On the surface a novel is deceptively simple. It's pulped wood and ink, or perhaps twenty-six graceless letters thrown in lines on an e-reader. A book alone is good for very little more than propping open doors or smacking wayward students with.
But when the book is placed in the presence of a reader it becomes something decidedly more. At times the book becomes a fantastic voyage to wondrous worlds without end. At other times the book becomes a testament of endurance and love. And at still other times the book becomes the life-rope pulling a wounded warrior to safety from the depths of despair.
Sometimes that's all the same book.
Creating a book is in itself an act of madness. The non-writer stares in wonderment and ask, "Where do you get ideas?" The writer stares back and ask, "How can you not have hundreds?"
The writer, like so many artists, is not fully caught up in the reality that can be measured by math and science. Authors walk a shadowy line between the truth and the maybes, between the Is and the Could-Have-Been. And these shadows stretch and dance, lurid phantoms drawing the author ever onward into the places of What Ifs, What Nows, and What Abouts.

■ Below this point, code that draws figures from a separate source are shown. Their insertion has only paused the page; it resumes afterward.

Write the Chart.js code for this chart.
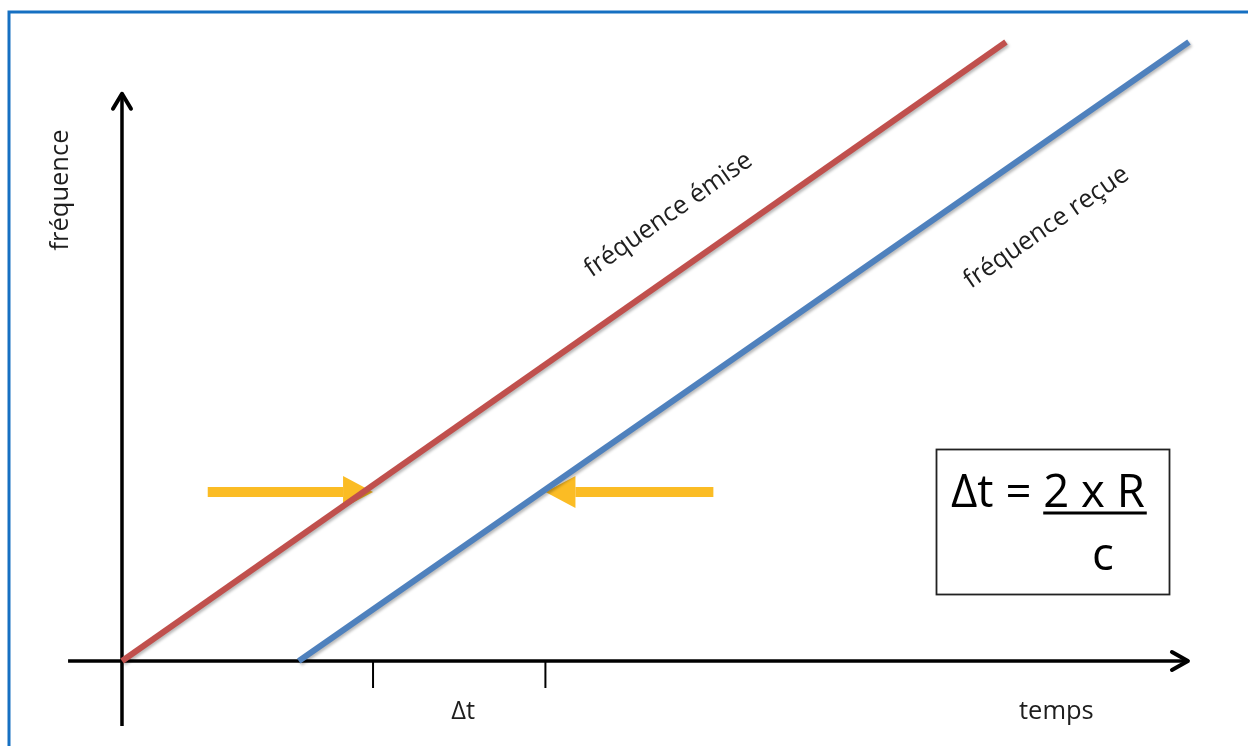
<!DOCTYPE html>
<html>
<head>
<meta charset="utf-8">
<script src="https://cdn.jsdelivr.net/npm/chart.js@4.4.1/dist/chart.umd.min.js"></script>
<style>
  html, body { margin: 0; padding: 0; background: #fff; }
  #wrap { width: 1248px; height: 746px; }
</style>
</head>
<body>
<div id="wrap"><canvas id="dopplerChart" width="1248" height="746"></canvas></div>
<script>
// frequency ramps: emitted and received (time, frequency), arbitrary units
const emitTime = [0, 10];
const emitFreq = [0, 10];
const recvTime = [2, 12.07];
const recvFreq = [0, 10];

// Δt ticks on the time axis
const deltaTicks = [2.84, 4.79];

// yellow arrows at one frequency level: [tail, tip] in time
const arrowFreq = 2.73;
const leftArrow = [0.97, 2.84];
const rightArrow = [6.69, 4.79];

// extent of the drawn axes
const timeAxis = [-0.61, 12.07];
const freqAxis = [-1.05, 9.18];

const axisTitleX = 'temps';
const axisTitleY = 'fréquence';
const emitLabel = 'fréquence émise';
const recvLabel = 'fréquence reçue';
const deltaLabel = 'Δt';

const FONT = '"Open Sans", "DejaVu Sans", sans-serif';

function seg(ctx, x1, y1, x2, y2) {
    ctx.beginPath();
    ctx.moveTo(x1, y1);
    ctx.lineTo(x2, y2);
    ctx.stroke();
}

function yellowArrow(ctx, xTail, xTip, yy) {
    const dir = Math.sign(xTip - xTail);
    const headLen = 30, half = 16, shaft = 10;
    const xBase = xTip - dir * headLen;
    ctx.fillStyle = '#fbbc24';
    ctx.fillRect(Math.min(xTail, xBase), yy - shaft / 2, Math.abs(xBase - xTail), shaft);
    ctx.beginPath();
    ctx.moveTo(xTip, yy);
    ctx.lineTo(xBase, yy - half);
    ctx.lineTo(xBase, yy + half);
    ctx.closePath();
    ctx.fill();
}

// text along a line: t = position on the line, perp = pixel offset (neg = above)
function lineLabel(ctx, x, y, times, freqs, t, perp, text) {
    const px1 = x.getPixelForValue(times[0]), py1 = y.getPixelForValue(freqs[0]);
    const px2 = x.getPixelForValue(times[1]), py2 = y.getPixelForValue(freqs[1]);
    const ang = Math.atan2(py2 - py1, px2 - px1);
    const f = freqs[0] + (t - times[0]) / (times[1] - times[0]) * (freqs[1] - freqs[0]);
    ctx.save();
    ctx.translate(x.getPixelForValue(t), y.getPixelForValue(f));
    ctx.rotate(ang);
    ctx.textAlign = 'center';
    ctx.textBaseline = 'middle';
    ctx.fillText(text, 0, perp);
    ctx.restore();
}

const diagram = {
    id: 'diagram',
    beforeDatasetsDraw(chart) {
        const { ctx, scales: { x, y } } = chart;
        const x0 = x.getPixelForValue(0);
        const y0 = y.getPixelForValue(0);
        ctx.save();

        // blue frame (top + left edges)
        ctx.strokeStyle = '#1670c2';
        ctx.lineWidth = 3;
        ctx.beginPath();
        ctx.moveTo(9, 746);
        ctx.lineTo(9, 12);
        ctx.lineTo(1248, 12);
        ctx.stroke();

        // axes
        ctx.strokeStyle = '#000';
        ctx.lineWidth = 3.5;
        const xEnd = x.getPixelForValue(timeAxis[1]);
        const yEnd = y.getPixelForValue(freqAxis[1]);
        seg(ctx, x.getPixelForValue(timeAxis[0]), y0, xEnd - 2, y0);
        seg(ctx, x0, y.getPixelForValue(freqAxis[0]), x0, yEnd + 2);
        ctx.lineJoin = 'round';
        ctx.lineCap = 'round';
        ctx.lineWidth = 4;
        ctx.beginPath();
        ctx.moveTo(xEnd - 17, y0 - 9);
        ctx.lineTo(xEnd - 1, y0);
        ctx.lineTo(xEnd - 17, y0 + 9);
        ctx.stroke();
        ctx.beginPath();
        ctx.moveTo(x0 - 9, yEnd + 16);
        ctx.lineTo(x0, yEnd + 1);
        ctx.lineTo(x0 + 9, yEnd + 16);
        ctx.stroke();

        // Δt ticks
        ctx.lineCap = 'butt';
        ctx.lineWidth = 2;
        deltaTicks.forEach(t => {
            const px = x.getPixelForValue(t);
            seg(ctx, px, y0, px, y0 + 27);
        });

        // yellow arrows
        const ay = y.getPixelForValue(arrowFreq);
        yellowArrow(ctx, x.getPixelForValue(leftArrow[0]), x.getPixelForValue(leftArrow[1]), ay);
        yellowArrow(ctx, x.getPixelForValue(rightArrow[0]), x.getPixelForValue(rightArrow[1]), ay);
        ctx.restore();
    },
    beforeDatasetDraw(chart) {
        const ctx = chart.ctx;
        ctx.save();
        ctx.shadowColor = 'rgba(0,0,0,0.28)';
        ctx.shadowBlur = 3;
        ctx.shadowOffsetX = 1.5;
        ctx.shadowOffsetY = 2;
    },
    afterDatasetDraw(chart) {
        chart.ctx.restore();
    },
    afterDatasetsDraw(chart) {
        const { ctx, scales: { x, y } } = chart;
        const x0 = x.getPixelForValue(0);
        const y0 = y.getPixelForValue(0);
        ctx.save();
        ctx.fillStyle = '#1e1e1e';
        ctx.font = '25.5px ' + FONT;

        // line labels
        lineLabel(ctx, x, y, emitTime, emitFreq, 6.52, -52, emitLabel);
        lineLabel(ctx, x, y, recvTime, recvFreq, 10.0, 71, recvLabel);

        // axis titles
        ctx.textAlign = 'center';
        ctx.textBaseline = 'middle';
        ctx.fillText(axisTitleX, x.getPixelForValue(10.57), y0 + 51);
        const mid = (x.getPixelForValue(deltaTicks[0]) + x.getPixelForValue(deltaTicks[1])) / 2;
        ctx.fillText(deltaLabel, mid + 4, y0 + 51);
        ctx.save();
        ctx.translate(x0 - 61, 190);
        ctx.rotate(-Math.PI / 2);
        ctx.fillText(axisTitleY, 0, 0);
        ctx.restore();

        // formula box
        ctx.strokeStyle = '#222';
        ctx.lineWidth = 1.8;
        ctx.strokeRect(936.5, 449.5, 233, 145);
        ctx.fillStyle = '#000';
        ctx.font = '45.5px ' + FONT;
        ctx.textAlign = 'left';
        ctx.textBaseline = 'alphabetic';
        const lead = 'Δt = ';
        const frac = '2 x R';
        const sx = 951;
        ctx.fillText(lead + frac, sx, 507);
        const fx = sx + ctx.measureText(lead).width;
        const fw = ctx.measureText(frac).width;
        ctx.fillRect(fx, 511.5, fw + 2, 3);
        ctx.textAlign = 'center';
        ctx.fillText('c', 1103, 570);
        ctx.restore();
    }
};

new Chart(document.getElementById('dopplerChart').getContext('2d'), {
    type: 'scatter',
    data: {
        datasets: [
            {
                label: emitLabel,
                data: emitTime.map((t, i) => ({ x: t, y: emitFreq[i] })),
                showLine: true,
                borderColor: '#c0504d',
                borderWidth: 6,
                pointRadius: 0,
                borderCapStyle: 'butt'
            },
            {
                label: recvLabel,
                data: recvTime.map((t, i) => ({ x: t, y: recvFreq[i] })),
                showLine: true,
                borderColor: '#4f81bd',
                borderWidth: 6,
                pointRadius: 0,
                borderCapStyle: 'butt'
            }
        ]
    },
    options: {
        responsive: false,
        animation: false,
        devicePixelRatio: 1,
        layout: { padding: 0 },
        scales: {
            x: { type: 'linear', min: -1.380, max: 12.738, display: false },
            y: { type: 'linear', min: -1.373, max: 10.678, display: false }
        },
        plugins: { legend: { display: false }, tooltip: { enabled: false } }
    },
    plugins: [diagram]
});
</script>
</body>
</html>
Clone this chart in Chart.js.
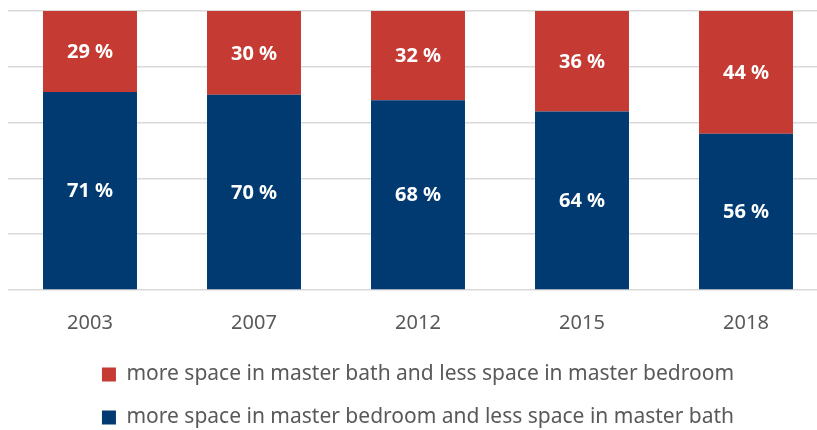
<!DOCTYPE html>
<html>
<head>
<meta charset="utf-8">
<script src="https://cdn.jsdelivr.net/npm/chart.js@4.4.1/dist/chart.umd.min.js"></script>
<style>
  html, body { margin: 0; padding: 0; background: #fff; overflow: hidden; }
  #wrap { width: 828px; height: 430px; }
</style>
</head>
<body>
<div id="wrap"><canvas id="bath-chart"></canvas></div>
<script>
const years = ['2003', '2007', '2012', '2015', '2018'];
const bedroomShare = [71, 70, 68, 64, 56];
const bathShare = [29, 30, 32, 36, 44];
const seriesNames = [
  'more space in master bedroom and less space in master bath',
  'more space in master bath and less space in master bedroom'
];

// writes "NN %" in the middle of each bar segment
const barLabels = {
  id: 'barLabels',
  afterDatasetsDraw(chart) {
    const ctx = chart.ctx;
    ctx.save();
    ctx.fillStyle = '#fff';
    ctx.font = 'bold 20px "Noto Sans"';
    ctx.textAlign = 'center';
    ctx.textBaseline = 'middle';
    chart.data.datasets.forEach((ds, i) => {
      chart.getDatasetMeta(i).data.forEach((bar, j) => {
        const p = bar.getProps(['x', 'y', 'base'], true);
        ctx.fillText(ds.data[j] + ' %', p.x, (p.y + p.base) / 2 + 1);
      });
    });
    ctx.restore();
  }
};

new Chart(document.getElementById('bath-chart'), {
  type: 'bar',
  data: {
    labels: years,
    datasets: [
      { label: seriesNames[0], data: bedroomShare, backgroundColor: '#003A70' },
      { label: seriesNames[1], data: bathShare, backgroundColor: '#C53A33' }
    ]
  },
  options: {
    responsive: true,
    maintainAspectRatio: false,
    animation: false,
    layout: { padding: { left: 8, top: 11, right: 0, bottom: -8 } },
    datasets: { bar: { categoryPercentage: 1, barPercentage: 0.573 } },
    scales: {
      x: {
        stacked: true,
        grid: { display: false },
        border: { display: false },
        ticks: { color: '#595959', font: { family: 'Noto Sans', size: 20 }, padding: 13 },
        afterFit(scale) { scale.height -= 6; }
      },
      y: {
        stacked: true,
        min: 0,
        max: 100,
        ticks: { display: false, stepSize: 20 },
        border: { display: false },
        grid: { color: '#d9d9d9', lineWidth: 1.5, drawTicks: false }
      }
    },
    plugins: {
      tooltip: { enabled: false },
      legend: {
        position: 'bottom',
        reverse: true,
        labels: {
          color: '#595959',
          font: { family: 'Noto Sans', size: 21 },
          boxWidth: 14,
          boxHeight: 14,
          padding: 22
        }
      }
    }
  },
  plugins: [barLabels]
});
</script>
</body>
</html>
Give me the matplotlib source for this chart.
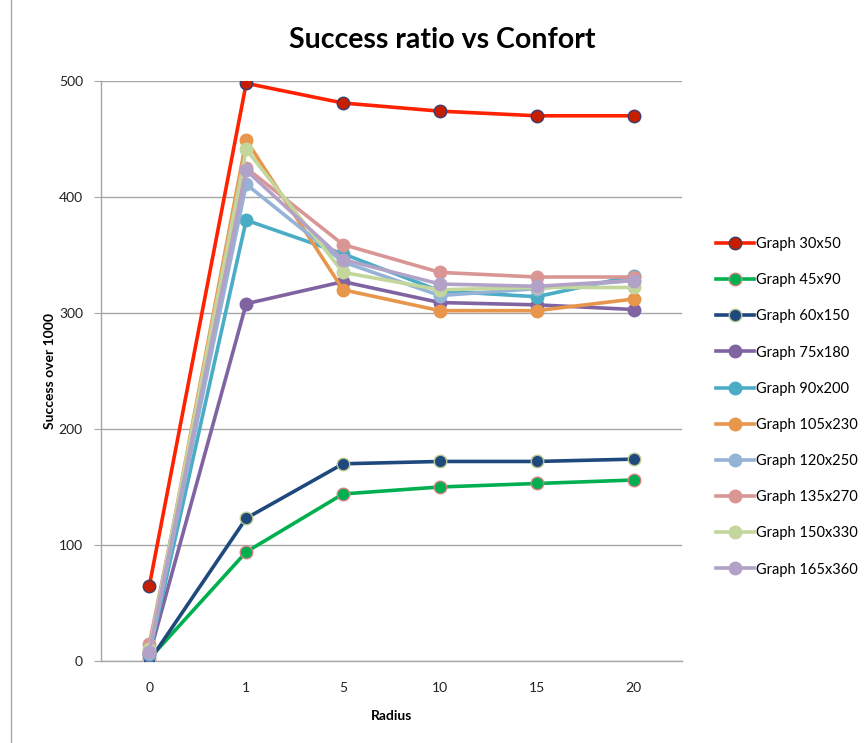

In this place of changing truths there are stories for the ages, but visiting that place leaves a writer changed, transformed perhaps. No one can step across the boundary without coming back and seeing the world in a different way. The lines of reality that should not be crossed become mere suggestions in places. The staunchly held belief that This Is The Way It Has Always Been And Will Always Be becomes the thought of the moment and no more.
Authors know that the world is meant to change. And they want to change it by giving you a book and taking you away from your hum-drum reality for a few hours. So grab a book, put your feet up, and come see the universe. You'll feel better after a book vacation.